*Short exercise:*
Using the data below, return word for word every line from the one holding "Convert this chart" down to the one holding "ax = fig.add_axes([0.0746, 0.151, 0.8826, 0.693])". Leave pictures out.

*The input:*
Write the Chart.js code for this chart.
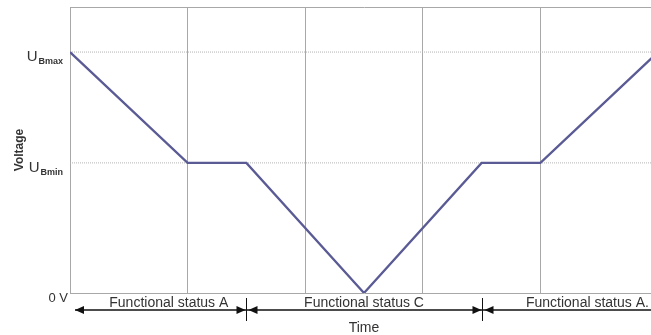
<!DOCTYPE html>
<html>
<head>
<meta charset="utf-8">
<script src="https://cdn.jsdelivr.net/npm/chart.js@4/dist/chart.umd.min.js"></script>
<style>
  html, body { margin: 0; padding: 0; background: #fff; overflow: hidden; }
  #wrap { width: 658px; height: 335px; }
</style>
</head>
<body>
<div id="wrap"><canvas id="c" width="658" height="335"></canvas></div>
<script>
// ---- data ----
const U_BMAX = 100;          // U_Bmax level (relative units)
const U_BMIN = 54;           // U_Bmin level
const Y_TOP = 118.7;         // top of the voltage axis
const timeValues    = [0, 1, 1.5, 2.5, 3.5, 4, 5];
const voltageValues = [U_BMAX, U_BMIN, U_BMIN, 0, U_BMIN, U_BMIN, U_BMAX];
const levelValues   = [U_BMAX, U_BMIN];
const levelLabels   = [['U', 'Bmax'], ['U', 'Bmin']];
const zeroLabel     = '0 V';
const statusBounds  = [0, 1.5, 3.5, 5];
const statusLabels  = ['Functional status A', 'Functional status C', 'Functional status A.'];
const statusLabelAt = [0.84, 2.5, 4.4];
const xTitle = 'Time';
const yTitle = 'Voltage';

const mainData = timeValues.map((t, i) => ({ x: t, y: voltageValues[i] }));
const levelSets = levelValues.map(v => ({
  data: [{ x: 0, y: v }, { x: 5, y: v }],
  borderColor: '#b4b4b4', borderWidth: 1, borderDash: [1, 1],
  pointRadius: 0, fill: false
}));

const FONT = '"Liberation Sans", Arial, sans-serif';

const overlay = {
  id: 'overlay',
  afterDraw(chart) {
    const ctx = chart.ctx;
    const xs = chart.scales.x, ys = chart.scales.y;
    ctx.save();
    // y level labels with subscripts
    ctx.fillStyle = '#333';
    ctx.textBaseline = 'alphabetic';
    levelValues.forEach((v, i) => {
      const py = ys.getPixelForValue(v);
      const [main, sub] = levelLabels[i];
      ctx.font = 'bold 9px ' + FONT;
      const sw = ctx.measureText(sub).width;
      ctx.font = '15px ' + FONT;
      const mw = ctx.measureText(main).width;
      const right = 63;
      ctx.textAlign = 'left';
      ctx.fillText(main, right - sw - mw - 1, py + 9);
      ctx.font = 'bold 9px ' + FONT;
      ctx.fillText(sub, right - sw, py + 12);
    });
    // 0 V
    ctx.font = '13px ' + FONT;
    ctx.textAlign = 'right';
    ctx.textBaseline = 'middle';
    ctx.fillText(zeroLabel, 68, ys.getPixelForValue(0) + 5);

    // status arrows
    const ay = 310;
    ctx.strokeStyle = '#111';
    ctx.fillStyle = '#111';
    ctx.lineWidth = 1.5;
    const x0 = xs.getPixelForValue(statusBounds[0]) + 5;
    const xEnd = chart.width;
    ctx.beginPath();
    ctx.moveTo(x0, ay);
    ctx.lineTo(xEnd, ay);
    ctx.stroke();
    const head = (tip, dir) => {
      ctx.beginPath();
      ctx.moveTo(tip, ay);
      ctx.lineTo(tip - dir * 9, ay - 4);
      ctx.lineTo(tip - dir * 9, ay + 4);
      ctx.closePath();
      ctx.fill();
    };
    head(x0, -1);
    statusBounds.slice(1, -1).forEach(b => {
      const bx = Math.round(xs.getPixelForValue(b)) + 0.5;
      ctx.lineWidth = 1;
      ctx.beginPath();
      ctx.moveTo(bx, 298);
      ctx.lineTo(bx, 321);
      ctx.stroke();
      head(bx - 1, 1);
      head(bx + 2, -1);
    });
    // status labels
    ctx.fillStyle = '#333';
    ctx.font = '14px ' + FONT;
    ctx.textAlign = 'center';
    ctx.textBaseline = 'middle';
    statusLabels.forEach((s, i) => {
      ctx.fillText(s, xs.getPixelForValue(statusLabelAt[i]), 303);
    });
    ctx.restore();
  }
};

new Chart(document.getElementById('c'), {
  type: 'line',
  data: {
    datasets: [
      { data: mainData, borderColor: '#5a5a95', borderWidth: 2.3, pointRadius: 0, fill: false, tension: 0 },
      ...levelSets
    ]
  },
  options: {
    responsive: false,
    animation: false,
    layout: { padding: { top: 7, left: 0, right: 0, bottom: 0 } },
    plugins: { legend: { display: false }, tooltip: { enabled: false } },
    scales: {
      x: {
        type: 'linear', min: 0, max: 5,
        ticks: { display: false, stepSize: 1 },
        grid: { color: '#a8a8a8', lineWidth: 1, drawTicks: false },
        border: { display: true, color: '#a8a8a8' },
        title: { display: true, text: xTitle, color: '#333', font: { family: FONT, size: 14 }, padding: { top: 0, bottom: -2 } },
        afterFit(s) { s.height = 42; }
      },
      y: {
        type: 'linear', min: 0, max: Y_TOP,
        afterBuildTicks(s) { s.ticks = [0, U_BMIN, U_BMAX, Y_TOP].map(v => ({ value: v })); },
        ticks: { display: false },
        grid: {
          color: c => (c.tick && c.tick.value === Y_TOP) ? '#a8a8a8' : 'rgba(0,0,0,0)',
          drawTicks: false
        },
        border: { display: true, color: '#a8a8a8' },
        title: { display: true, text: yTitle, color: '#333', font: { family: FONT, size: 12, weight: 'bold' }, padding: { top: 12, bottom: 0 } },
        afterFit(s) { s.width = 70; }
      }
    }
  },
  plugins: [overlay]
});
</script>
</body>
</html>
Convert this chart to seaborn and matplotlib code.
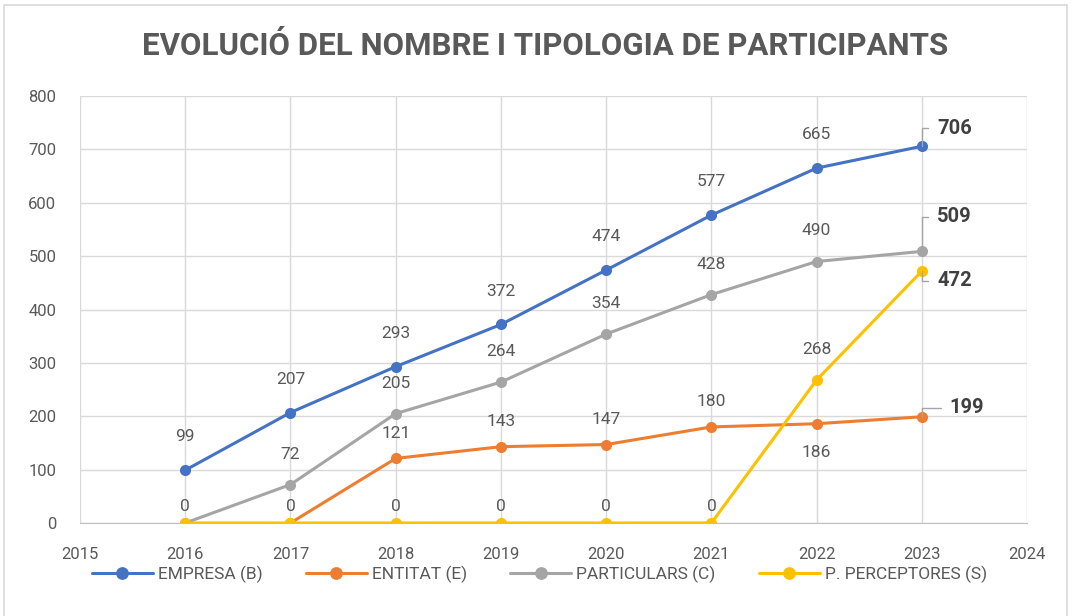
import numpy as np
import pandas as pd
import matplotlib.pyplot as plt
import seaborn as sns
from matplotlib.patches import Rectangle

# Data
years = [2016, 2017, 2018, 2019, 2020, 2021, 2022, 2023]
empresa = [99, 207, 293, 372, 474, 577, 665, 706]
entitat = [np.nan, 0, 121, 143, 147, 180, 186, 199]
particulars = [0, 72, 205, 264, 354, 428, 490, 509]
perceptores = [0, 0, 0, 0, 0, 0, 268, 472]

names = ["EMPRESA (B)", "ENTITAT (E)", "PARTICULARS (C)", "P. PERCEPTORES (S)"]
colors = ["#4472C4", "#ED7D31", "#A5A5A5", "#FFC000"]
text_col = "#595959"

sns.set_style("white")
plt.rcParams['font.family'] = ['Roboto', 'DejaVu Sans']

fig = plt.figure(figsize=(10.73, 6.16), dpi=100)
ax = fig.add_axes([0.0746, 0.151, 0.8826, 0.693])

series = [empresa, entitat, particulars, perceptores]
for name, vals, col in zip(names, series, colors):
    df = pd.DataFrame({"year": years, "value": vals}).dropna()
    sns.lineplot(data=df, x="year", y="value", ax=ax, color=col, marker="o",
                 markersize=8, markeredgewidth=0, linewidth=2.2, label=name)

# data labels (all but the last point); zeros labelled once
offsets = [24, 18, 22, 22]
labelled_zero = set()
for vals, off in zip(series, offsets):
    for x, v in zip(years[:-1], vals[:-1]):
        if np.isnan(v):
            continue
        dy = off
        if v == 0:
            dy = 12
            if x in labelled_zero:
                continue
            labelled_zero.add(x)
        if v == 186:
            dy = -21
        ax.annotate(f"{int(v)}", (x, v), xytext=(0, dy), textcoords="offset points",
                    ha="center", va="center", fontsize=12.5, color=text_col)

# last point labels with leader lines
last_off = [(11, 13), (20, 6.5), (11, 25), (11, -7)]
for vals, (dx, dy) in zip(series, last_off):
    v = vals[-1]
    ax.annotate(f"{int(v)}", (years[-1], v), xytext=(dx, dy), textcoords="offset points",
                ha="left", va="center", fontsize=14.5, fontweight="bold", color="#404040",
                arrowprops=dict(arrowstyle="-", color="#A5A5A5", lw=1,
                                shrinkA=4, shrinkB=0,
                                connectionstyle="angle,angleA=0,angleB=90,rad=0"))

ax.set_xlim(2015, 2024)
ax.set_ylim(0, 800)
ax.set_xticks(range(2015, 2025))
ax.set_yticks(range(0, 801, 100))
ax.grid(True, color="#D9D9D9", linewidth=1)
ax.set_axisbelow(True)
for s in ["top", "right", "left"]:
    ax.spines[s].set_visible(False)
ax.spines["bottom"].set_color("#BFBFBF")
ax.tick_params(axis="both", length=0, labelsize=12, labelcolor=text_col)
ax.tick_params(axis="x", pad=17)
ax.tick_params(axis="y", pad=17)
ax.set_xlabel("")
ax.set_ylabel("")

fig.text(0.508, 0.925, "EVOLUCIÓ DEL NOMBRE I TIPOLOGIA DE PARTICIPANTS",
         ha="center", va="center", fontsize=22.5, fontweight="bold", color=text_col)

ax.legend(loc="center", bbox_to_anchor=(0.485, -0.12), ncol=4, frameon=False,
          fontsize=12.5, handlelength=3.5, columnspacing=2.5, handletextpad=0.3,
          markerscale=1.15, labelcolor=text_col)

fig.add_artist(Rectangle((0.004, -0.01), 0.99, 1.002, transform=fig.transFigure,
                         fill=False, edgecolor="#D9D9D9", linewidth=1.2))

fig.savefig("out.png", dpi=100)
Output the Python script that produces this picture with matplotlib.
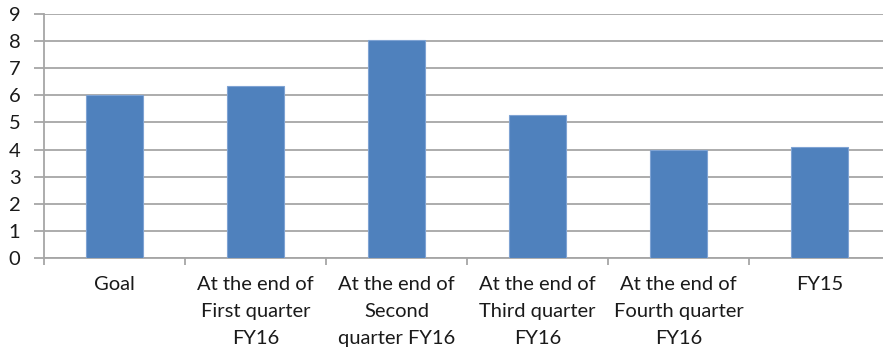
import matplotlib.pyplot as plt
import numpy as np

# quarterly values against the goal
categories = ['Goal',
              'At the end of\nFirst quarter\nFY16',
              'At the end of\nSecond\nquarter FY16',
              'At the end of\nThird quarter\nFY16',
              'At the end of\nFourth quarter\nFY16',
              'FY15']
values = [6.0, 6.35, 8.05, 5.27, 4.0, 4.1]
y_ticks = list(range(0, 10))

plt.rcParams['font.family'] = ['Lato', 'DejaVu Sans']

fig = plt.figure(figsize=(8.83, 3.57), dpi=100)
ax = fig.add_axes([44 / 883, 1 - 258 / 357, 846 / 883, 244 / 357])

x = np.arange(len(categories))
ax.bar(x, values, width=0.4, color='#4F81BD', edgecolor='#7FA3D3', linewidth=0.8, zorder=3)

ax.set_xlim(-0.5, len(categories) - 0.5)
ax.set_ylim(0, 9)
ax.set_yticks(y_ticks)
ax.yaxis.grid(True, color='#A6A6A6', linewidth=1.3, zorder=0)

# category labels centred, tick marks between categories
ax.set_xticks(x)
ax.set_xticklabels(categories, fontsize=14.5, color='#1A1A1A', linespacing=1.7)
ax.tick_params(axis='x', which='major', length=0, pad=13)
ax.set_xticks(np.arange(-0.5, len(categories)), minor=True)
ax.tick_params(axis='x', which='minor', length=5, color='#A6A6A6', width=1.3)
ax.tick_params(axis='y', length=7, color='#A6A6A6', width=1.3, labelsize=14.5,
               labelcolor='#1A1A1A', pad=10)

for side in ['top', 'right']:
    ax.spines[side].set_visible(False)
for side in ['left', 'bottom']:
    ax.spines[side].set_color('#A6A6A6')
    ax.spines[side].set_linewidth(1.3)

fig.savefig('out.png', dpi=100)
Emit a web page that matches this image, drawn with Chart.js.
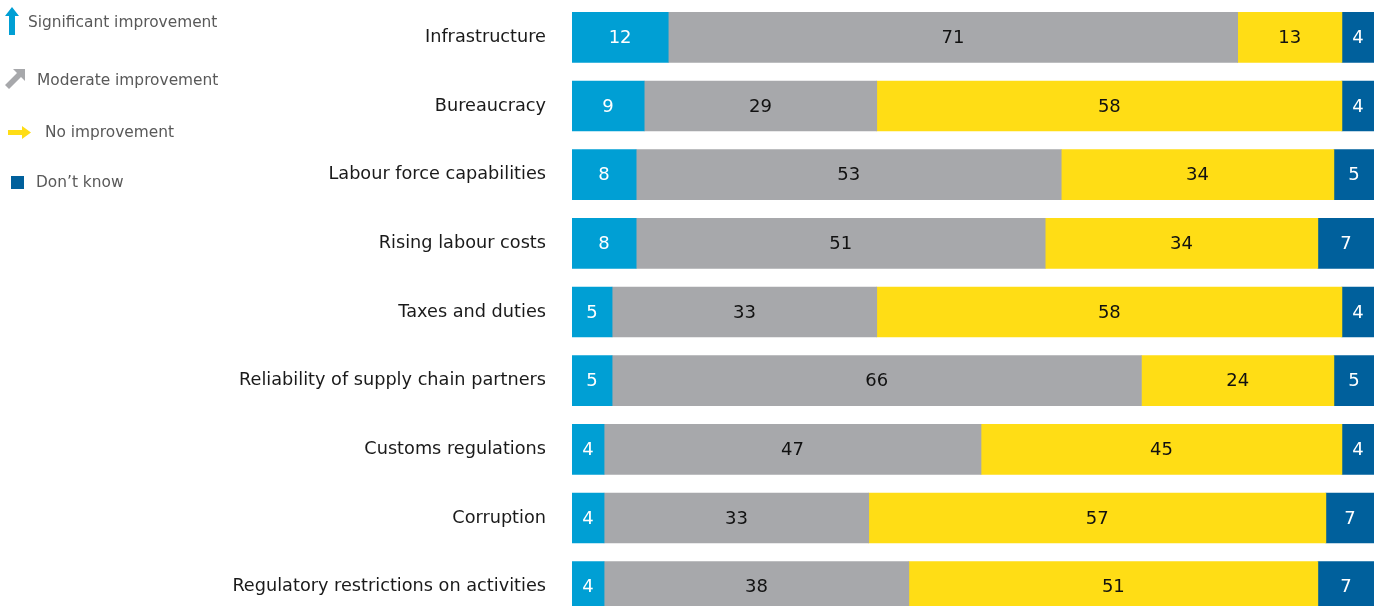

*Result:*
Convert this chart to seaborn and matplotlib code.
import numpy as np
import pandas as pd
import matplotlib.pyplot as plt
import seaborn as sns
from matplotlib.patches import Rectangle

# Data
years = [2016, 2017, 2018, 2019, 2020, 2021, 2022, 2023]
empresa = [99, 207, 293, 372, 474, 577, 665, 706]
entitat = [np.nan, 0, 121, 143, 147, 180, 186, 199]
particulars = [0, 72, 205, 264, 354, 428, 490, 509]
perceptores = [0, 0, 0, 0, 0, 0, 268, 472]

names = ["EMPRESA (B)", "ENTITAT (E)", "PARTICULARS (C)", "P. PERCEPTORES (S)"]
colors = ["#4472C4", "#ED7D31", "#A5A5A5", "#FFC000"]
text_col = "#595959"

sns.set_style("white")
plt.rcParams['font.family'] = ['Roboto', 'DejaVu Sans']

fig = plt.figure(figsize=(10.73, 6.16), dpi=100)
ax = fig.add_axes([0.0746, 0.151, 0.8826, 0.693])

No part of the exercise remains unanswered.